• What is required:
Leave out the pictures and transcribe everything else exactly.

*** Given data ***

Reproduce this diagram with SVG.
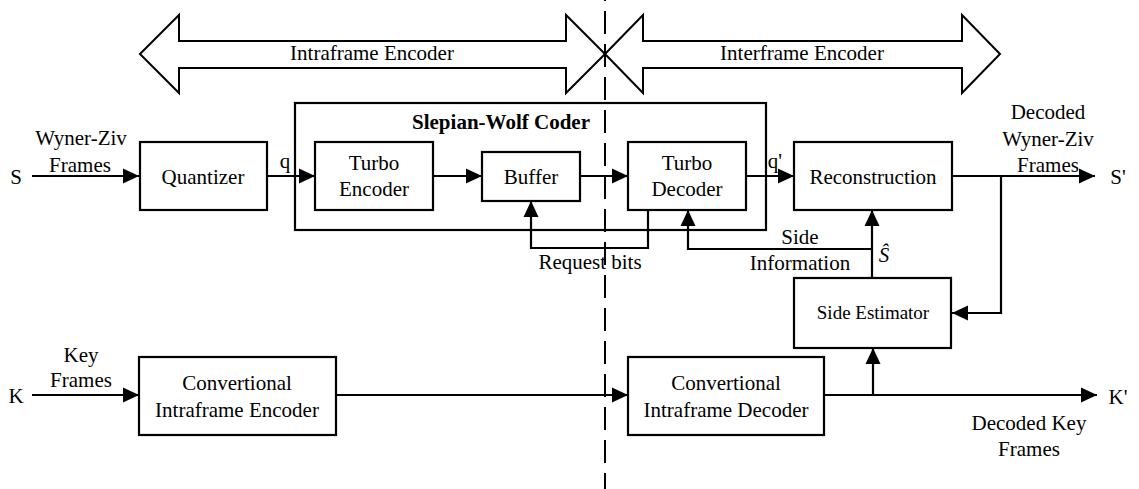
<svg xmlns="http://www.w3.org/2000/svg" width="1139" height="489" viewBox="0 0 1139 489">
<defs>
<marker id="ah" markerUnits="userSpaceOnUse" markerWidth="17" markerHeight="16" refX="16" refY="8" orient="auto">
<path d="M0,0.5 L16,8 L0,15.5 Z" fill="#000"/>
</marker>
<style>
.box{fill:#fff;stroke:#000;stroke-width:2.2}
.frame{fill:none;stroke:#000;stroke-width:2.2}
.big{fill:#fff;stroke:#000;stroke-width:2}
.arr{fill:none;stroke:#000;stroke-width:2.2;marker-end:url(#ah)}
.dash{fill:none;stroke:#000;stroke-width:2;stroke-dasharray:23 10}
text{font-family:"Liberation Serif","Times New Roman",serif;font-size:21px;fill:#000;text-anchor:middle}
.b{font-weight:bold}
.sm{font-size:19px}
.it{font-style:italic}
</style>
</defs>
<rect width="1139" height="489" fill="#fff"/>

<g id="intraframe-arrow">
<polygon class="big" points="140,54 179,15 179,41 566,41 566,15 605,54 566,93 566,68 179,68 179,93"/>
<text x="372" y="60">Intraframe Encoder</text>
</g>
<g id="interframe-arrow">
<polygon class="big" points="605,54 643,15 643,41 962,41 962,15 1000,54 962,93 962,68 643,68 643,93"/>
<text x="802" y="60">Interframe Encoder</text>
</g>

<g id="slepian-wolf">
<rect class="frame" x="295" y="103" width="471" height="127"/>
<text class="b" x="501" y="129">Slepian-Wolf Coder</text>
</g>

<g id="connectors">
<line class="arr" x1="32" y1="176" x2="139" y2="176"/>
<line class="arr" x1="267" y1="176" x2="315" y2="176"/>
<line class="arr" x1="433" y1="176" x2="482" y2="176"/>
<line class="arr" x1="580" y1="176" x2="628" y2="176"/>
<line class="arr" x1="746" y1="176" x2="794" y2="176"/>
<line class="arr" x1="952" y1="176" x2="1095" y2="176"/>
<polyline class="arr" points="1001,176 1001,313 952,313"/>
<polyline class="arr" points="648,210 648,248 531,248 531,201"/>
<line class="arr" x1="872" y1="279" x2="872" y2="210"/>
<polyline class="arr" points="872,249 688,249 688,210"/>
<line class="arr" x1="32" y1="395" x2="139" y2="395"/>
<line class="arr" x1="336" y1="395" x2="628" y2="395"/>
<line class="arr" x1="824" y1="395" x2="1097" y2="395"/>
<line class="arr" x1="873" y1="395" x2="873" y2="348"/>
</g>

<g id="quantizer">
<rect class="box" x="140" y="142" width="127" height="68"/>
<text x="203" y="184">Quantizer</text>
</g>
<g id="turbo-encoder">
<rect class="box" x="315" y="142" width="118" height="68"/>
<text x="374" y="170">Turbo</text>
<text x="374" y="196">Encoder</text>
</g>
<g id="buffer">
<rect class="box" x="482" y="152" width="98" height="49"/>
<text x="531" y="184">Buffer</text>
</g>
<g id="turbo-decoder">
<rect class="box" x="628" y="142" width="118" height="68"/>
<text x="687" y="170">Turbo</text>
<text x="687" y="196">Decoder</text>
</g>
<g id="reconstruction">
<rect class="box" x="794" y="142" width="158" height="68"/>
<text x="873" y="184">Reconstruction</text>
</g>
<g id="side-estimator">
<rect class="box" x="794" y="278" width="157" height="70"/>
<text class="sm" x="873" y="319">Side Estimator</text>
</g>
<g id="intra-encoder">
<rect class="box" x="139" y="357" width="197" height="78"/>
<text x="237" y="390">Convertional</text>
<text x="237" y="417">Intraframe Encoder</text>
</g>
<g id="intra-decoder">
<rect class="box" x="628" y="357" width="196" height="78"/>
<text x="726" y="390">Convertional</text>
<text x="726" y="417">Intraframe Decoder</text>
</g>

<g id="labels">
<text x="16" y="184">S</text>
<text x="81" y="145">Wyner-Ziv</text>
<text x="80" y="172">Frames</text>
<text x="285" y="168">q</text>
<text x="775" y="168">q'</text>
<text x="1048" y="119">Decoded</text>
<text x="1048" y="146">Wyner-Ziv</text>
<text x="1048" y="172">Frames</text>
<text x="1118" y="184">S'</text>
<text x="590" y="269">Request bits</text>
<text x="800" y="244">Side</text>
<text x="800" y="270">Information</text>
<text class="it" x="884" y="262">Ŝ</text>
<text x="16" y="403">K</text>
<text x="81" y="362">Key</text>
<text x="81" y="387">Frames</text>
<text x="1118" y="404">K'</text>
<text x="1029" y="430">Decoded Key</text>
<text x="1029" y="456">Frames</text>
</g>

<line class="dash" x1="605" y1="-22" x2="605" y2="489"/>
</svg>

***

• Task result:
Reproduce this diagram with SVG.
<svg xmlns="http://www.w3.org/2000/svg" width="1139" height="489" viewBox="0 0 1139 489">
<defs>
<marker id="ah" markerUnits="userSpaceOnUse" markerWidth="17" markerHeight="16" refX="16" refY="8" orient="auto">
<path d="M0,0.5 L16,8 L0,15.5 Z" fill="#000"/>
</marker>
<style>
.box{fill:#fff;stroke:#000;stroke-width:2.2}
.frame{fill:none;stroke:#000;stroke-width:2.2}
.big{fill:#fff;stroke:#000;stroke-width:2}
.arr{fill:none;stroke:#000;stroke-width:2.2;marker-end:url(#ah)}
.dash{fill:none;stroke:#000;stroke-width:2;stroke-dasharray:23 10}
text{font-family:"Liberation Serif","Times New Roman",serif;font-size:21px;fill:#000;text-anchor:middle}
.b{font-weight:bold}
.sm{font-size:19px}
.it{font-style:italic}
</style>
</defs>
<rect width="1139" height="489" fill="#fff"/>

<g id="intraframe-arrow">
<polygon class="big" points="140,54 179,15 179,41 566,41 566,15 605,54 566,93 566,68 179,68 179,93"/>
<text x="372" y="60">Intraframe Encoder</text>
</g>
<g id="interframe-arrow">
<polygon class="big" points="605,54 643,15 643,41 962,41 962,15 1000,54 962,93 962,68 643,68 643,93"/>
<text x="802" y="60">Interframe Encoder</text>
</g>

<g id="slepian-wolf">
<rect class="frame" x="295" y="103" width="471" height="127"/>
<text class="b" x="501" y="129">Slepian-Wolf Coder</text>
</g>

<g id="connectors">
<line class="arr" x1="32" y1="176" x2="139" y2="176"/>
<line class="arr" x1="267" y1="176" x2="315" y2="176"/>
<line class="arr" x1="433" y1="176" x2="482" y2="176"/>
<line class="arr" x1="580" y1="176" x2="628" y2="176"/>
<line class="arr" x1="746" y1="176" x2="794" y2="176"/>
<line class="arr" x1="952" y1="176" x2="1095" y2="176"/>
<polyline class="arr" points="1001,176 1001,313 952,313"/>
<polyline class="arr" points="648,210 648,248 531,248 531,201"/>
<line class="arr" x1="872" y1="279" x2="872" y2="210"/>
<polyline class="arr" points="872,249 688,249 688,210"/>
<line class="arr" x1="32" y1="395" x2="139" y2="395"/>
<line class="arr" x1="336" y1="395" x2="628" y2="395"/>
<line class="arr" x1="824" y1="395" x2="1097" y2="395"/>
<line class="arr" x1="873" y1="395" x2="873" y2="348"/>
</g>

<g id="quantizer">
<rect class="box" x="140" y="142" width="127" height="68"/>
<text x="203" y="184">Quantizer</text>
</g>
<g id="turbo-encoder">
<rect class="box" x="315" y="142" width="118" height="68"/>
<text x="374" y="170">Turbo</text>
<text x="374" y="196">Encoder</text>
</g>
<g id="buffer">
<rect class="box" x="482" y="152" width="98" height="49"/>
<text x="531" y="184">Buffer</text>
</g>
<g id="turbo-decoder">
<rect class="box" x="628" y="142" width="118" height="68"/>
<text x="687" y="170">Turbo</text>
<text x="687" y="196">Decoder</text>
</g>
<g id="reconstruction">
<rect class="box" x="794" y="142" width="158" height="68"/>
<text x="873" y="184">Reconstruction</text>
</g>
<g id="side-estimator">
<rect class="box" x="794" y="278" width="157" height="70"/>
<text class="sm" x="873" y="319">Side Estimator</text>
</g>
<g id="intra-encoder">
<rect class="box" x="139" y="357" width="197" height="78"/>
<text x="237" y="390">Convertional</text>
<text x="237" y="417">Intraframe Encoder</text>
</g>
<g id="intra-decoder">
<rect class="box" x="628" y="357" width="196" height="78"/>
<text x="726" y="390">Convertional</text>
<text x="726" y="417">Intraframe Decoder</text>
</g>

<g id="labels">
<text x="16" y="184">S</text>
<text x="81" y="145">Wyner-Ziv</text>
<text x="80" y="172">Frames</text>
<text x="285" y="168">q</text>
<text x="775" y="168">q'</text>
<text x="1048" y="119">Decoded</text>
<text x="1048" y="146">Wyner-Ziv</text>
<text x="1048" y="172">Frames</text>
<text x="1118" y="184">S'</text>
<text x="590" y="269">Request bits</text>
<text x="800" y="244">Side</text>
<text x="800" y="270">Information</text>
<text class="it" x="884" y="262">Ŝ</text>
<text x="16" y="403">K</text>
<text x="81" y="362">Key</text>
<text x="81" y="387">Frames</text>
<text x="1118" y="404">K'</text>
<text x="1029" y="430">Decoded Key</text>
<text x="1029" y="456">Frames</text>
</g>

<line class="dash" x1="605" y1="-22" x2="605" y2="489"/>
</svg>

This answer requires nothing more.